**Your goal**
Leave out every picture. Copy exactly the lines from the one holding "Emit a Python" through the one holding "import seaborn as sns".

**Data entries**

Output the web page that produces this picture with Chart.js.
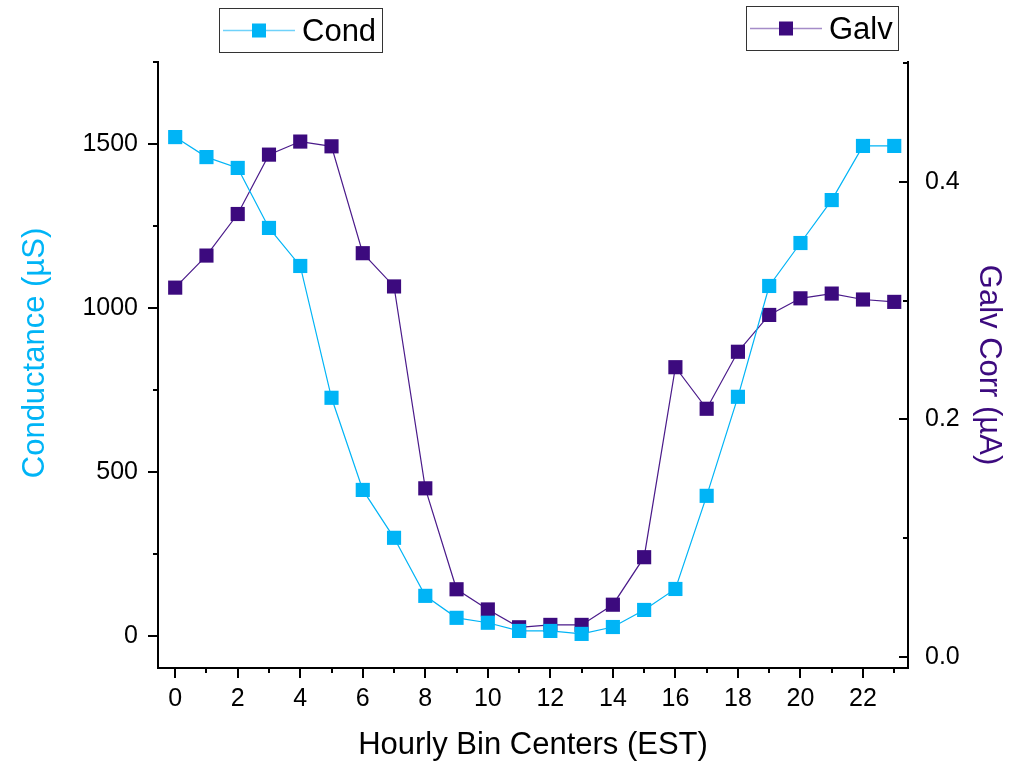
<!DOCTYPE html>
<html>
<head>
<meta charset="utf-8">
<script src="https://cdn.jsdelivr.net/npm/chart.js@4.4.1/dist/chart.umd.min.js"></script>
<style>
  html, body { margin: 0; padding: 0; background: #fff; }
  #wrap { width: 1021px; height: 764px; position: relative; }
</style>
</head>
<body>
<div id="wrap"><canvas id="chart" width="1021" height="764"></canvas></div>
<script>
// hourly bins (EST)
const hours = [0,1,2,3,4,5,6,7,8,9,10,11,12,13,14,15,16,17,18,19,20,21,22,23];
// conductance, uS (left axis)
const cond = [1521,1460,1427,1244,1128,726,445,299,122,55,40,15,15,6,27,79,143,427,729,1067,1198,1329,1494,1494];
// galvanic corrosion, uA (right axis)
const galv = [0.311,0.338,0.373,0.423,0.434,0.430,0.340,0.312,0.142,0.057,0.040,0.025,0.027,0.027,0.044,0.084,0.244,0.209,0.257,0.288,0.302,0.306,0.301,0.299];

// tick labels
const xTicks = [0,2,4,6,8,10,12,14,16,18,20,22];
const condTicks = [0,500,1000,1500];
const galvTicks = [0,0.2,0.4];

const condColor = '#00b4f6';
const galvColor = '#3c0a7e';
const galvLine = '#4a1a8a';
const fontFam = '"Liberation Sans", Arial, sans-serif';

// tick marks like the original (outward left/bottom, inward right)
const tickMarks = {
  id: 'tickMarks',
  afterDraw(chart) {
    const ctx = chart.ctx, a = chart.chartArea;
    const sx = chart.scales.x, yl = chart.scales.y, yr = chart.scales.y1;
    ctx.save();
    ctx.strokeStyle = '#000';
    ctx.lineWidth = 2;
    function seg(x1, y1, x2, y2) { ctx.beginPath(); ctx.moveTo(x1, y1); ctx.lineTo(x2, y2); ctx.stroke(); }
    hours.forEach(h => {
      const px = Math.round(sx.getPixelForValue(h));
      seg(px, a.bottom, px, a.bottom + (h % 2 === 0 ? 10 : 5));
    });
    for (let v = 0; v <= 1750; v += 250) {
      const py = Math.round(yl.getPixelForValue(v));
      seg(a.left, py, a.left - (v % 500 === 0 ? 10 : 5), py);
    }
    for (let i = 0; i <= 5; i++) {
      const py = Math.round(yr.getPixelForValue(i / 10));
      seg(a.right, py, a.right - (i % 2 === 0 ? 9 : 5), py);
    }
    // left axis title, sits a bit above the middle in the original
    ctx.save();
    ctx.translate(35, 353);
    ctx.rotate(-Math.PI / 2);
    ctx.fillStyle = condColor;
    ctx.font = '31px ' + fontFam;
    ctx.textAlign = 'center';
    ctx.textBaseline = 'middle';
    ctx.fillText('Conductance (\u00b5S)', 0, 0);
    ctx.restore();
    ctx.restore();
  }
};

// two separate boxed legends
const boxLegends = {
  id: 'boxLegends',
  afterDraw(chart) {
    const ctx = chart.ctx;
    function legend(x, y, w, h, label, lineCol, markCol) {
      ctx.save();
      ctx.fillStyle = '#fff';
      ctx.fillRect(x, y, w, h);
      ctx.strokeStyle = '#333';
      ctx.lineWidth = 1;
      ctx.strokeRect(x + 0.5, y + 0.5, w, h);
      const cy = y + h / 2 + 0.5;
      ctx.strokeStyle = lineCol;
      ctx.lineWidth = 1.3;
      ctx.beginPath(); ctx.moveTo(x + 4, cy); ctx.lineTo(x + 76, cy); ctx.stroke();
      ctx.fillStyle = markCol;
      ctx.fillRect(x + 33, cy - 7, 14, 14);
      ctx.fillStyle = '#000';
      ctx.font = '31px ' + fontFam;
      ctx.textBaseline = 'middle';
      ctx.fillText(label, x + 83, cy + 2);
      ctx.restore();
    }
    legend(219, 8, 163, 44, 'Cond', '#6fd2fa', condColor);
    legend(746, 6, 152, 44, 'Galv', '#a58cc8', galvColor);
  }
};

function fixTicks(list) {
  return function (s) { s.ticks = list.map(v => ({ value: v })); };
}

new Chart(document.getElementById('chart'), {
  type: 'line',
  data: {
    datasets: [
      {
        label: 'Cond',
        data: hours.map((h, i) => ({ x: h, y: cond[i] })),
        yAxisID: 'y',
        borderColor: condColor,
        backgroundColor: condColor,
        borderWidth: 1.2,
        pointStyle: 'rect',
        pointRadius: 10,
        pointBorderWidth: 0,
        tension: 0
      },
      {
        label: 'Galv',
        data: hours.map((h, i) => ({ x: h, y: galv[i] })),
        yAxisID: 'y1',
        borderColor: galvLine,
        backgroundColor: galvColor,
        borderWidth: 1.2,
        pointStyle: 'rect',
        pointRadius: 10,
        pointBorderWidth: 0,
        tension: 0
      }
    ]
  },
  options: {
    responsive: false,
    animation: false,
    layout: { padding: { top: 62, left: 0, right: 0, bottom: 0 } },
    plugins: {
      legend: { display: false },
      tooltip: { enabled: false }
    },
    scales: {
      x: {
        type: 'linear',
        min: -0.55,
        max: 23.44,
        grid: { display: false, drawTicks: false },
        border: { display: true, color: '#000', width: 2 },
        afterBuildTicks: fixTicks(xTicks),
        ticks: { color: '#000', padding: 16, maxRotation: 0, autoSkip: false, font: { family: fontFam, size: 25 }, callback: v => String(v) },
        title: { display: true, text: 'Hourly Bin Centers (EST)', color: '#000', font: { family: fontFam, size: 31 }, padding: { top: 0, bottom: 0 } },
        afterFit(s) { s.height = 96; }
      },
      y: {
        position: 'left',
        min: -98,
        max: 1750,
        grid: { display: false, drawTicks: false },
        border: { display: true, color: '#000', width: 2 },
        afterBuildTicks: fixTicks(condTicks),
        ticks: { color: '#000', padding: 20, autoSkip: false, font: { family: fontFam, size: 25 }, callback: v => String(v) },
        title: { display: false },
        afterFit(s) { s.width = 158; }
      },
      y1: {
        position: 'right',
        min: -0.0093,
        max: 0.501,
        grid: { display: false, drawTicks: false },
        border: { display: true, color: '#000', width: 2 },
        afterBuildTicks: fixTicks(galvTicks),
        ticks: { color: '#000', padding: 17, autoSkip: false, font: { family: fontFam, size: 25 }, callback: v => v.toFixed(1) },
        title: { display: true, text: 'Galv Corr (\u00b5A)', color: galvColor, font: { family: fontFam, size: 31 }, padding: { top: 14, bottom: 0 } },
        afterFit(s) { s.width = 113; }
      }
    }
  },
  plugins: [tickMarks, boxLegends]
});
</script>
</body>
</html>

...

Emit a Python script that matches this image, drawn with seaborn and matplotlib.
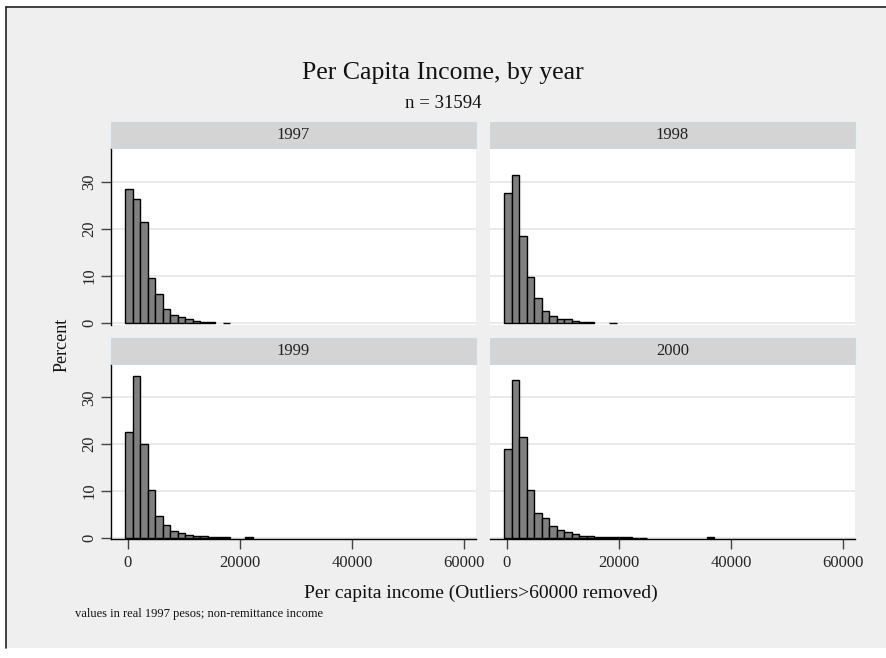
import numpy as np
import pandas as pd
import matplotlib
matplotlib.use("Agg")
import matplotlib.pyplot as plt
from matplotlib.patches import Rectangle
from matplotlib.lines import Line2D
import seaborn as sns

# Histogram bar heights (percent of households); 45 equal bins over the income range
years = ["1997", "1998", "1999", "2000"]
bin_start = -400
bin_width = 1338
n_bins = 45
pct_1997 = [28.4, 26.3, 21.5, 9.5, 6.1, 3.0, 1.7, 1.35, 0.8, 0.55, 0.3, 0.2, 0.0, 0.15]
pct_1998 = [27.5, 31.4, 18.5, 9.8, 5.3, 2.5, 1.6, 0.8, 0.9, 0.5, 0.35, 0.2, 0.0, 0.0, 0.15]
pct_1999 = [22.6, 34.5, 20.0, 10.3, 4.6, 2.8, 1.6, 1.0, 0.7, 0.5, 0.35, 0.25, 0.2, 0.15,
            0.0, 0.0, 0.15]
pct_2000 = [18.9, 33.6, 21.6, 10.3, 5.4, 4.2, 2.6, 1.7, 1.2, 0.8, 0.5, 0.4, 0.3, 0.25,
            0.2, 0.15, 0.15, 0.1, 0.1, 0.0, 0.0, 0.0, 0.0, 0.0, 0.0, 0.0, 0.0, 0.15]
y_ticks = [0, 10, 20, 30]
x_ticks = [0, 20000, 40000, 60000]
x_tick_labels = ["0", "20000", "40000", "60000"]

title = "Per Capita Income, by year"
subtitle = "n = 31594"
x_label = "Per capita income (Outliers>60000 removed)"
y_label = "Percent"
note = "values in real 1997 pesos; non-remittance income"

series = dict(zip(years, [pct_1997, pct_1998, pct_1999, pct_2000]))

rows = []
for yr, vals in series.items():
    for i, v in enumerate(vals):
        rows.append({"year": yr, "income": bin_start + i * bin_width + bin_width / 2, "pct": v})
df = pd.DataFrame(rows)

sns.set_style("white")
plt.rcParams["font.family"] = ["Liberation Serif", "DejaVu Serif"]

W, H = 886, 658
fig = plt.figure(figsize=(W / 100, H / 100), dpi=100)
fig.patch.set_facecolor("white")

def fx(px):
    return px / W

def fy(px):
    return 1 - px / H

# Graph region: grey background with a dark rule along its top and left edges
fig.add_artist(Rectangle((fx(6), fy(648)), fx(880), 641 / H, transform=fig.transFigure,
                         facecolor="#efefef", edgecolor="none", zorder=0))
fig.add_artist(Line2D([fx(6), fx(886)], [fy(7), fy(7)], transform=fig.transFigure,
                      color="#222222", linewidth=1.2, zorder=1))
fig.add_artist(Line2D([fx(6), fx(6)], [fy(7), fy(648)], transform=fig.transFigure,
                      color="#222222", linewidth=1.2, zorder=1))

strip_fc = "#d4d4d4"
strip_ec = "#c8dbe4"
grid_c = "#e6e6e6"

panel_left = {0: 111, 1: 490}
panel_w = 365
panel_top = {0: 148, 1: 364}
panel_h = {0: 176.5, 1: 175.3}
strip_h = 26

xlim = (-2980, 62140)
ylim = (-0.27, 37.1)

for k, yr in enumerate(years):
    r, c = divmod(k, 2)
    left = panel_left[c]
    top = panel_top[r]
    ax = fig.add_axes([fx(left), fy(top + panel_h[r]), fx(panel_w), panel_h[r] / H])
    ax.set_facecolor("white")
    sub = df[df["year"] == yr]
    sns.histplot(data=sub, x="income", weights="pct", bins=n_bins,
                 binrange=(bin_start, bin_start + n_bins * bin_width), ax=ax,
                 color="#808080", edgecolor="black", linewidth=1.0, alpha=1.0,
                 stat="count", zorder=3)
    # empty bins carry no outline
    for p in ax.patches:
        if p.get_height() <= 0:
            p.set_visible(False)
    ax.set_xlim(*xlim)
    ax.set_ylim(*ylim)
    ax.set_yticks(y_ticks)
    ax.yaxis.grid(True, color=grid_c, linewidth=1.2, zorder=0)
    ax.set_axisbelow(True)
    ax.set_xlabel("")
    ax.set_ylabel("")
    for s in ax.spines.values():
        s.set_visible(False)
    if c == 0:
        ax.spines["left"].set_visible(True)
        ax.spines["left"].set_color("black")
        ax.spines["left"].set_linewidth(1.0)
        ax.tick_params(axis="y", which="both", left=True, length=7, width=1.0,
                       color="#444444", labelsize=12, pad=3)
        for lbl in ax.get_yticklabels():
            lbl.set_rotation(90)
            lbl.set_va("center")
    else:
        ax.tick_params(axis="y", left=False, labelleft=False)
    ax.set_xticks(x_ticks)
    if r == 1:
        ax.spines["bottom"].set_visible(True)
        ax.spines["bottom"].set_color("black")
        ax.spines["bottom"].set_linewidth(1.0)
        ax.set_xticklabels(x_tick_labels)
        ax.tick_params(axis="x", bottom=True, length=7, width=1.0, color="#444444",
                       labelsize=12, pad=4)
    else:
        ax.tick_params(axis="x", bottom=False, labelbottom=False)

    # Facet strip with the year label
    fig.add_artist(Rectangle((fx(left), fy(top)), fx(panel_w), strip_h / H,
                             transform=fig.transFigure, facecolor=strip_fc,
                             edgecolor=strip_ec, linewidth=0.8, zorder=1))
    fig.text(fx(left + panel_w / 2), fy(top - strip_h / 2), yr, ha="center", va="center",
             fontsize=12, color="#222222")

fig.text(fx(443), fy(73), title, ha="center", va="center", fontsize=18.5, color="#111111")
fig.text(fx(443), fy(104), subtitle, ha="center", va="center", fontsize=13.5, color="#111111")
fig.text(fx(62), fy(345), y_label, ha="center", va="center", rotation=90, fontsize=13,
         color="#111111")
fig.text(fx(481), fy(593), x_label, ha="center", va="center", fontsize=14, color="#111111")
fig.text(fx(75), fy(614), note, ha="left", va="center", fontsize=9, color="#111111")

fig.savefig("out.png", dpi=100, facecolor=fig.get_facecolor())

**Result for this exercise**
Emit a Python script that matches this image, drawn with seaborn and matplotlib.
import numpy as np
import pandas as pd
import matplotlib
matplotlib.use("Agg")
import matplotlib.pyplot as plt
from matplotlib.patches import Rectangle
from matplotlib.lines import Line2D
import seaborn as sns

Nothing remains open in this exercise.